Neun Jahre später hörte die DDR auf zu existieren. Seit dem 2. Januar 1992 sind die einst geheimen Stasi-Unterlagen für Betroffene, Wissenschaftler*innen und Medien zugänglich – und damit auch die Akten zu 35 Jahren geheimpolizeilicher Arbeit im Ost-Berliner Tierpark.

 

Der Artikel ist eine gekürzte Version eines Beitrags, den der Autor im Rahmen seiner Tätigkeit beim Bundesarchiv veröffentlicht hat. Dort erschien er erstmals im Juni 2023 online unter dem Titel „Klassenkampf mit Brillenbär und Panda“ (letzter Zugriff: 26.09.2023).


 

[1] Vgl. Maier-Wolthausen, Clemens: Alphamännchen und hohe Tiere. Deutsch-deutsche Beziehungen in Tierpark und Zoo Berlin 1955-1991, Berlin 2022, S. 24, und Mohnhaupt, Jan: Der Zoo der Anderen. Als die Stasi ihr Herz für Brillenbären entdeckte und Helmut Schmidt mit Pandas nachrüstete, München 2017, 69 f.
[2] Vgl. Maier-Wolthausen, S. 17.
[3] Vgl. z.
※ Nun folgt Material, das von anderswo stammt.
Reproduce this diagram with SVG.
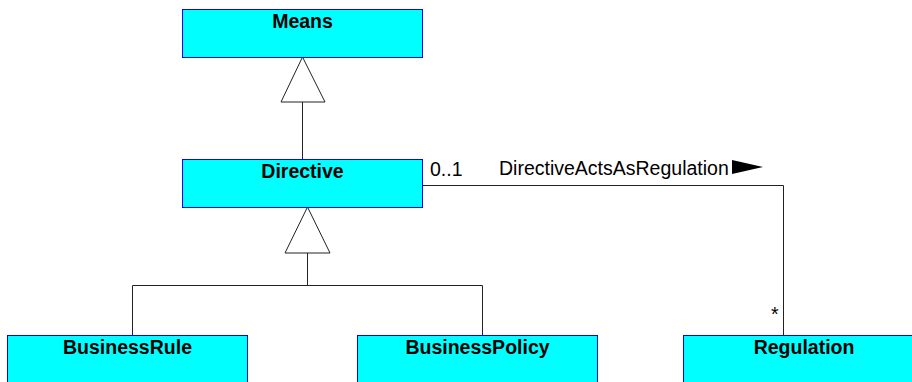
<svg xmlns="http://www.w3.org/2000/svg" width="912" height="382" viewBox="0 0 912 382">
<style>
.box{fill:#00ffff;stroke:#0000ff;stroke-width:1}
.lbl{font-family:"Liberation Sans",Arial,sans-serif;font-weight:bold;font-size:19.5px;text-anchor:middle;fill:#000}
.t{font-family:"Liberation Sans",Arial,sans-serif;font-size:19.5px;fill:#000}
.ln{fill:none;stroke:#222;stroke-width:1}
.gen{fill:#fff;stroke:#222;stroke-width:1}
</style>
<rect width="912" height="382" fill="#fff"/>
<g id="connectors">
<polyline class="ln" points="302.5,102 302.5,159"/>
<polygon class="gen" points="302.5,57 281,102 325,102"/>
<polyline class="ln" points="307.5,253 307.5,285"/>
<polyline class="ln" points="132.5,335 132.5,285.5 482.5,285.5 482.5,335"/>
<polygon class="gen" points="307.5,207 285,253 330,253"/>
<polyline class="ln" points="422,185.5 783.5,185.5 783.5,335"/>
<text class="t" x="430" y="176">0..1</text>
<text class="t" x="499" y="175">DirectiveActsAsRegulation</text>
<polygon fill="#000" points="732,160 763,167 732,174"/>
<text class="t" x="771" y="321">*</text>
</g>
<g id="Means"><rect class="box" x="182.5" y="9.5" width="240" height="48"/><text class="lbl" x="302.5" y="28">Means</text></g>
<g id="Directive"><rect class="box" x="182.5" y="159.5" width="240" height="48"/><text class="lbl" x="302.5" y="178">Directive</text></g>
<g id="BusinessRule"><rect class="box" x="7.5" y="335.5" width="240" height="48"/><text class="lbl" x="127.5" y="354">BusinessRule</text></g>
<g id="BusinessPolicy"><rect class="box" x="357.5" y="335.5" width="240" height="48"/><text class="lbl" x="477.5" y="354">BusinessPolicy</text></g>
<g id="Regulation"><rect class="box" x="683.5" y="335.5" width="240" height="48"/><text class="lbl" x="804" y="354">Regulation</text></g>
</svg>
B. die Fotos der MfS-Verwaltung Groß-Berlin (ab 1977 Bezirksverwaltung Berlin) vom Besuch des Leiters der KGB-Regionalverwaltung Moskau, Viktor Iwanowitsch Alidin, im Jahr 1973: BArch, MfS, BV Berlin, Fo, Nr. 550, Bild 8-16, abrufbar in der Stasi-Mediathek (letzter Zugriff: 26.09.2023).
[4] Vgl. Mohnhaupt, S. 127. 
[5] Vgl. ebd., S. 71 f.
[6] Vgl. BArch, MfS, WR Berlin, Nr. 25264, Bl. 27, abrufbar in der Stasi-Mediathek (letzter Zugriff: 26.09.2023).
[7] Vgl. Maier-Wolthausen, S. 128.
[8] Vgl. BArch, MfS, AOP, Nr. 17683/62, Bd. 1, Bl. 24-33, abrufbar in der Stasi-Mediathek (letzter Zugriff: 26.09.2023).
[9] Ein Bericht zur Zimmerdurchsuchung ist überliefert in: BArch, MfS, AOP, Nr. 17683/62, Bd. 1, Bl. 404-405, abrufbar in der Stasi-Mediathek (letzter Zugriff: 26.09.2023).
[10] Vgl. z. B. BArch, MfS, AIM, Nr. 15440/81, Bl. 38, abrufbar in der Stasi-Mediathek (letzter Zugriff: 26.09.2023).
[11] Die Verpflichtungserklärung ist in den IM-Akten zu Günther Rabe überliefert, vgl. BArch, MfS, AIM, Nr. 15440/81, Bl. 69, abrufbar in der Stasi-Mediathek (letzter Zugriff: 26.09.2023).